Posted: Fri Jul 25, 2008 10:38 am
by domino harvey
Definitely belongs in the film school thread. It used to bother me a lot when people in my film classes said something stupid, until I realized that these people are my competition for academic publishing and teaching jobs. So now it's like, "Oh, you think Charlie Chaplin is boring? Do go on!"
This article, however, is perfect for this thread. Besides spelling Eisenstein's name wrong, there's this sublimely bad choice of words:
AFP wrote:US actor Danny Glover, who plans an epic next year on Haitian independence hero Toussaint-Louverture, said he slaved to raise funds for the movie because financiers complained there were no white heroes.
Posted: Fri Jul 25, 2008 3:01 pm
by swo17
Kirkinson wrote:In the course of this bewildering speech, he said he disliked Bicycle Thieves because there was "no conflict" in it and he hated The Seventh Seal because it lacked a both a "goal" and a conflict, and especially because "it wasn't really visual."
Wow. Well, with any luck, maybe once Lucas is done toying around with the Star Wars movies, he can get to work on a Special Edition of The Seventh Seal.
Posted: Fri Jul 25, 2008 4:32 pm
by colinr0380
domino harvey wrote:Definitely belongs in the film school thread. It used to bother me a lot when people in my film classes said something stupid, until I realized that these people are my competition for academic publishing and teaching jobs. So now it's like, "Oh, you think Charlie Chaplin is boring? Do go on!"

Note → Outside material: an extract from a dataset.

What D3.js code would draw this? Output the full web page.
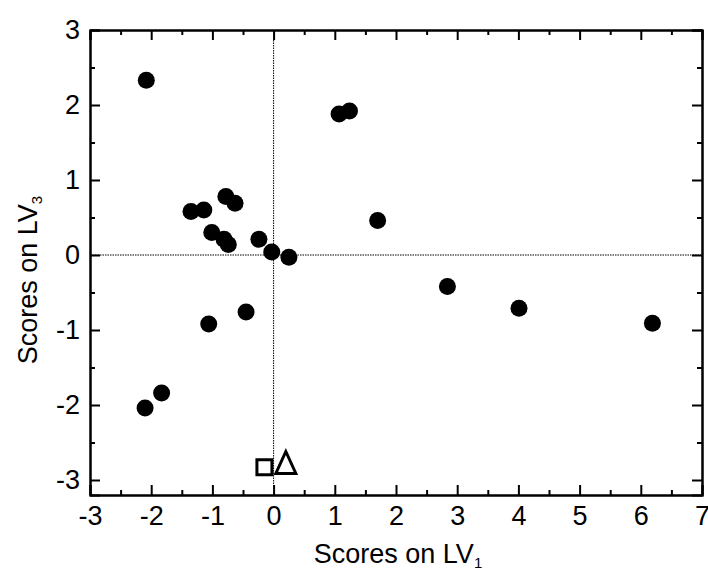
<!DOCTYPE html>
<html lang="en">
  <head>
    <meta charset="utf-8" />
    <title>LV scores</title>
    <script src="https://d3js.org/d3.v7.min.js"></script>
    <style>
      body {
        margin: 0;
        padding: 0;
        background: #fff;
      }
      .axis path, .axis line {
        stroke: #000;
        stroke-width: 2px;
      }
      .axis text {
        font-family: "Liberation Sans", Arial, sans-serif;
        font-size: 27px;
        fill: #000;
      }
      .title {
        font-family: "Liberation Sans", Arial, sans-serif;
        font-size: 27px;
        fill: #000;
      }
    </style>
  </head>
  <body>
    <svg id="chart" width="708" height="576"></svg>

    <script>
      // samples (filled circles)
      var scoreLV1 = [-2.08, 1.07, 1.24, -1.35, -1.14, -0.78, -0.63, -1.01, -0.81, -0.74,
                      -0.24, -0.03, 0.25, 1.70, -1.06, -0.45, 2.84, 4.01, 6.19, -2.10, -1.83];
      var scoreLV3 = [2.33, 1.88, 1.92, 0.58, 0.60, 0.78, 0.69, 0.30, 0.21, 0.14,
                      0.21, 0.04, -0.03, 0.46, -0.92, -0.76, -0.42, -0.71, -0.91, -2.04, -1.84];

      // open markers near the bottom
      var squareLV1 = [-0.15];
      var squareLV3 = [-2.83];
      var triangleLV1 = [0.20];
      var triangleLV3 = [-2.82];

      var xTicks = [-3, -2, -1, 0, 1, 2, 3, 4, 5, 6, 7];
      var yTicks = [-3, -2, -1, 0, 1, 2, 3];

      var svg = d3.select("#chart");

      var pLeft = 90, pRight = 702, pTop = 30, pBottom = 495;

      var x = d3.scaleLinear().domain([-3, 7]).range([pLeft, pRight]);
      var y = d3.scaleLinear().domain([-3.2, 3]).range([pBottom, pTop]);

      var xMinor = d3.range(-2.5, 7, 1);
      var yMinor = d3.range(-2.5, 3, 1);

      // dotted zero lines
      svg.append("line")
        .attr("x1", pLeft).attr("x2", pRight)
        .attr("y1", y(0)).attr("y2", y(0))
        .attr("stroke", "#000")
        .attr("stroke-width", 1)
        .attr("stroke-dasharray", "1.5,1");
      svg.append("line")
        .attr("x1", x(0)).attr("x2", x(0))
        .attr("y1", pTop).attr("y2", pBottom)
        .attr("stroke", "#000")
        .attr("stroke-width", 1)
        .attr("stroke-dasharray", "1.5,1");

      // axes, ticks pointing inward
      svg.append("g")
        .attr("class", "axis")
        .attr("transform", "translate(0," + pBottom + ")")
        .call(d3.axisBottom(x).tickValues(xTicks).tickSize(-10).tickPadding(11).tickFormat(d3.format("d")));
      svg.append("g")
        .attr("class", "axis")
        .attr("transform", "translate(0," + pBottom + ")")
        .call(d3.axisBottom(x).tickValues(xMinor).tickSize(-5).tickSizeOuter(0).tickFormat(""));
      svg.append("g")
        .attr("class", "axis")
        .attr("transform", "translate(0," + pTop + ")")
        .call(d3.axisTop(x).tickValues(xTicks).tickSize(-10).tickFormat(""));
      svg.append("g")
        .attr("class", "axis")
        .attr("transform", "translate(0," + pTop + ")")
        .call(d3.axisTop(x).tickValues(xMinor).tickSize(-5).tickSizeOuter(0).tickFormat(""));

      svg.append("g")
        .attr("class", "axis")
        .attr("transform", "translate(" + pLeft + ",0)")
        .call(d3.axisLeft(y).tickValues(yTicks).tickSize(-10).tickPadding(10).tickFormat(d3.format("d")));
      svg.append("g")
        .attr("class", "axis")
        .attr("transform", "translate(" + pLeft + ",0)")
        .call(d3.axisLeft(y).tickValues(yMinor).tickSize(-5).tickSizeOuter(0).tickFormat(""));
      svg.append("g")
        .attr("class", "axis")
        .attr("transform", "translate(" + pRight + ",0)")
        .call(d3.axisRight(y).tickValues(yTicks).tickSize(-10).tickFormat(""));
      svg.append("g")
        .attr("class", "axis")
        .attr("transform", "translate(" + pRight + ",0)")
        .call(d3.axisRight(y).tickValues(yMinor).tickSize(-5).tickSizeOuter(0).tickFormat(""));

      // plain hyphen for negatives, like the original
      svg.selectAll(".axis text").text(function() {
        return this.textContent.replace("\u2212", "-");
      });

      // filled circles
      svg.append("g")
        .selectAll("circle")
        .data(d3.range(scoreLV1.length))
        .enter()
        .append("circle")
        .attr("cx", function(i){ return x(scoreLV1[i]); })
        .attr("cy", function(i){ return y(scoreLV3[i]); })
        .attr("r", 8.5)
        .attr("fill", "#000");

      // open square
      svg.append("g")
        .selectAll("rect")
        .data(d3.range(squareLV1.length))
        .enter()
        .append("rect")
        .attr("x", function(i){ return x(squareLV1[i]) - 7.5; })
        .attr("y", function(i){ return y(squareLV3[i]) - 7.5; })
        .attr("width", 15)
        .attr("height", 15)
        .attr("fill", "none")
        .attr("stroke", "#000")
        .attr("stroke-width", 3);

      // open triangle
      svg.append("g")
        .selectAll("path")
        .data(d3.range(triangleLV1.length))
        .enter()
        .append("path")
        .attr("transform", function(i){ return "translate(" + x(triangleLV1[i]) + "," + y(triangleLV3[i]) + ")"; })
        .attr("d", "M0,-15 L10,7 L-10,7 Z")
        .attr("fill", "none")
        .attr("stroke", "#000")
        .attr("stroke-width", 3)
        .attr("stroke-linejoin", "miter");

      // axis titles
      var xt = svg.append("text")
        .attr("class", "title")
        .attr("x", (pLeft + pRight) / 2 + 2)
        .attr("y", 563)
        .attr("text-anchor", "middle");
      xt.append("tspan").text("Scores on LV");
      xt.append("tspan").attr("dy", 5).style("font-size", "15px").text("1");

      var yt = svg.append("text")
        .attr("class", "title")
        .attr("transform", "translate(37," + 280 + ") rotate(-90)")
        .attr("text-anchor", "middle");
      yt.append("tspan").text("Scores on LV");
      yt.append("tspan").attr("dy", 5).style("font-size", "15px").text("3");
    </script>
  </body>
</html>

Ah yes but the one thing this thread seems to be telling us is that publishing jobs actively go for people who'll write articles about "why black and white sucks" and so on (I'm sure that the Guardian blogs are attempting some sort of active provocation with titles like
"Just say 'non' to pretentious French art films" or
"Are all art movies long and boring?") - it makes them more 'down with the masses' I suppose.